The inescapable fact is that people are entering into an unprecedented and sharp decline in their living standards. After Jeremy Hunt’s fiscal statement last week, Paul Johnson of the Institute for Fiscal Studies described the outlook in the Office for Budget Responsibility’s accompanying report as “simply staggering”. Real household disposable income per person is set to fall 7 per cent over the next two years, the biggest fall on record, bringing incomes down to where they were in 2013.
Even before the collapse in household incomes enters its new extreme phase, wages had been falling behind for years. Pressure on working people’s incomes has led to an acute rise in industrial disputes and strikes, now at their most frequent in more than a decade.
It’s not just about pay, either, but the terms on which people are employed. Royal Mail workers are on strike as much about their conditions as their wages. The CWU, their union, sees the strategy of the management as trying to turn it into yet another gig economy company, reducing the service and trying to break or weaken the union. Incomes, terms and conditions go hand in hand. There is colossal pressure to make people work harder for less in a British variant of the American labour market. The Unite union has set up a “profiteering commission” that has shown how average profit margins in the FTSE 350, the biggest companies in the UK, shot up since 2019. Never has the balance between the majority of people struggling and the small number of the richest seemed so unfair.
All of this amounts to deepening social strife. In a few short weeks millions of workers could be on strike, or involved in disputes where a strike is on the cards. Lecturers are back on strike this week. Strikes involving teachers, civil servants, fire fighters, nurses and other health service workers are all possible. The Royal College of Nursing has voted to strike across the country for the first time.
Politics has simply not caught up with the core issue of Britain’s staggering household income decline. As the cost-of-living crisis bites, it will force a change in the political landscape. No amount of discussion about long-term macroeconomic stability will suffice when people demand answers about their immediate living standards. And the first front in halting a slide in household incomes is to be found in the strikes and industrial disputes now under way or in preparation. Every single politician will be asked where they stand.
So Labour cannot afford to continue to refuse to support the workforce in these disputes, nor when it comes to pay in general. Success for the unions will help their members to fend off some of the worst of the attack on their living standards. It is inescapable that they should be supported.

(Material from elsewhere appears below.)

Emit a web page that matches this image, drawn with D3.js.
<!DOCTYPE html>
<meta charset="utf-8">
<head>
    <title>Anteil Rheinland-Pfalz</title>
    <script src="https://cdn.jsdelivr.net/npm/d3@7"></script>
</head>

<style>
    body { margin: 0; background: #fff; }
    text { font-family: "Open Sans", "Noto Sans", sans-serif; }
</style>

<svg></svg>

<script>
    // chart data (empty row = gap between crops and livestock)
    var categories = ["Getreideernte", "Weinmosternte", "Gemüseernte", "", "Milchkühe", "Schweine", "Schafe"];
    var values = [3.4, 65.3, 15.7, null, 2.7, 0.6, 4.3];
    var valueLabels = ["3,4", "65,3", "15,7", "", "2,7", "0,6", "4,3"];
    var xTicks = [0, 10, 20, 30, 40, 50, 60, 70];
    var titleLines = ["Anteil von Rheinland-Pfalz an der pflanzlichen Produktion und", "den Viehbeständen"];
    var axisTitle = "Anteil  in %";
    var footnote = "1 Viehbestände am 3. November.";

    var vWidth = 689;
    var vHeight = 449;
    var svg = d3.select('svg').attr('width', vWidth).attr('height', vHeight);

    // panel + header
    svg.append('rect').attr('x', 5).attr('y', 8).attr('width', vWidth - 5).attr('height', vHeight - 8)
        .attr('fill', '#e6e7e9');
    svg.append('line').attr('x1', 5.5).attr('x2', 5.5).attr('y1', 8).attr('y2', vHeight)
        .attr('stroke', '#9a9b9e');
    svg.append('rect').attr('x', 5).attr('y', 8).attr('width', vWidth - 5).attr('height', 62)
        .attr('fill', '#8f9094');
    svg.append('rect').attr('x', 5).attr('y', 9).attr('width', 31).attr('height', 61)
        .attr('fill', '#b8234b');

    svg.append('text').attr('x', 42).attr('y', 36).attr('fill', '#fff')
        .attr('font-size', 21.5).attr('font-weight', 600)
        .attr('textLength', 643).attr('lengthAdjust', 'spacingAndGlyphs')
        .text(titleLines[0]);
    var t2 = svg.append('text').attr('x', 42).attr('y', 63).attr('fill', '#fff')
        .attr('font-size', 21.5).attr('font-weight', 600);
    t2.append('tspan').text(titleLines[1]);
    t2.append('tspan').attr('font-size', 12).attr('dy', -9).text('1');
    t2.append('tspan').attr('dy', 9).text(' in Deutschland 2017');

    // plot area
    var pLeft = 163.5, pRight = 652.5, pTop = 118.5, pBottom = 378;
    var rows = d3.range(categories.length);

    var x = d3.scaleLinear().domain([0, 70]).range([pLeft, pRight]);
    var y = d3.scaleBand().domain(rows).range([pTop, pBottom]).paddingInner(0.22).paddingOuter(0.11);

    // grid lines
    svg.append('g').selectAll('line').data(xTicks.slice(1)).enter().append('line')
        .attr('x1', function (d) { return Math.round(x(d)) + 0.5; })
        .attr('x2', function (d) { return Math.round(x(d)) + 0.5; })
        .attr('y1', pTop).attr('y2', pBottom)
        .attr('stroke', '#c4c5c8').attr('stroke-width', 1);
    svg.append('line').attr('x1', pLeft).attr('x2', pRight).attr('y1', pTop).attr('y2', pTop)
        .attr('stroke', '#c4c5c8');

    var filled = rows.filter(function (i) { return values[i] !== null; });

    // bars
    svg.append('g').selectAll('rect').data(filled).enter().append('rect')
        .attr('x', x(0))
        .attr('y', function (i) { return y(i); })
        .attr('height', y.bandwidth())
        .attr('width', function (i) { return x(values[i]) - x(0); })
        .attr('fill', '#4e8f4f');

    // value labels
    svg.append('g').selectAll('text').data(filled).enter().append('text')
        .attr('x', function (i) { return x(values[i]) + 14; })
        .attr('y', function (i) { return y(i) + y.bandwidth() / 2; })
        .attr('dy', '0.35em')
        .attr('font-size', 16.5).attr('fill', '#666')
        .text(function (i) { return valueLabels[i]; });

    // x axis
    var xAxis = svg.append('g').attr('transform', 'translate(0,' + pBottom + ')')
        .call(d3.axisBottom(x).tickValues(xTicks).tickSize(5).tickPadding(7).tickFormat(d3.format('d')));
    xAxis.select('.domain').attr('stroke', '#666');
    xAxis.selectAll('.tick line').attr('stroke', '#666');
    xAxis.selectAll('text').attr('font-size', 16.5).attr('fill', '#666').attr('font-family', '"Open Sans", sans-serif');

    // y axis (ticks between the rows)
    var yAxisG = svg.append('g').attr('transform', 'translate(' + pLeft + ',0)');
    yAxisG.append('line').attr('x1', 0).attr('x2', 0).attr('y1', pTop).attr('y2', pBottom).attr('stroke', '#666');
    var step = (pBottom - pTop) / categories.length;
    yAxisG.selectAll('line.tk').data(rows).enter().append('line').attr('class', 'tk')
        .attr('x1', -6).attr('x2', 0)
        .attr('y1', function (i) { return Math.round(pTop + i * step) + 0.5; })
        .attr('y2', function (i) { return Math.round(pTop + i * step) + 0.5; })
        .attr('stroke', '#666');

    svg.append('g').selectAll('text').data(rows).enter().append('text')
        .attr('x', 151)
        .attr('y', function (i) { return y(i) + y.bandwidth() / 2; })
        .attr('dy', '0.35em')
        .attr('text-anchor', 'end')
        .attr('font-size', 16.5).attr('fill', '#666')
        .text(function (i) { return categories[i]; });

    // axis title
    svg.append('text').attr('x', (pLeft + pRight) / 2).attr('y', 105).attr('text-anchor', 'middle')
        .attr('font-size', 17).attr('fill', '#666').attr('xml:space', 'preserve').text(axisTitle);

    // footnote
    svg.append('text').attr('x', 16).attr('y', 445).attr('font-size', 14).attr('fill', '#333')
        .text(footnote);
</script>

The collapse in household incomes is so severe that it has become a major matter of policy in itself, requiring sustained action to raise incomes and reduce cost pressures. Labour, for example, has made the recruitment of thousands more NHS staff central to its plan for health. But without a plan to raise wages too it will find that plan hard to get off the ground.
Both as the opposition, and as a government-in-waiting, Labour needs its own programme to show how it will solve the wages crisis. The question of pay can no longer be sidestepped.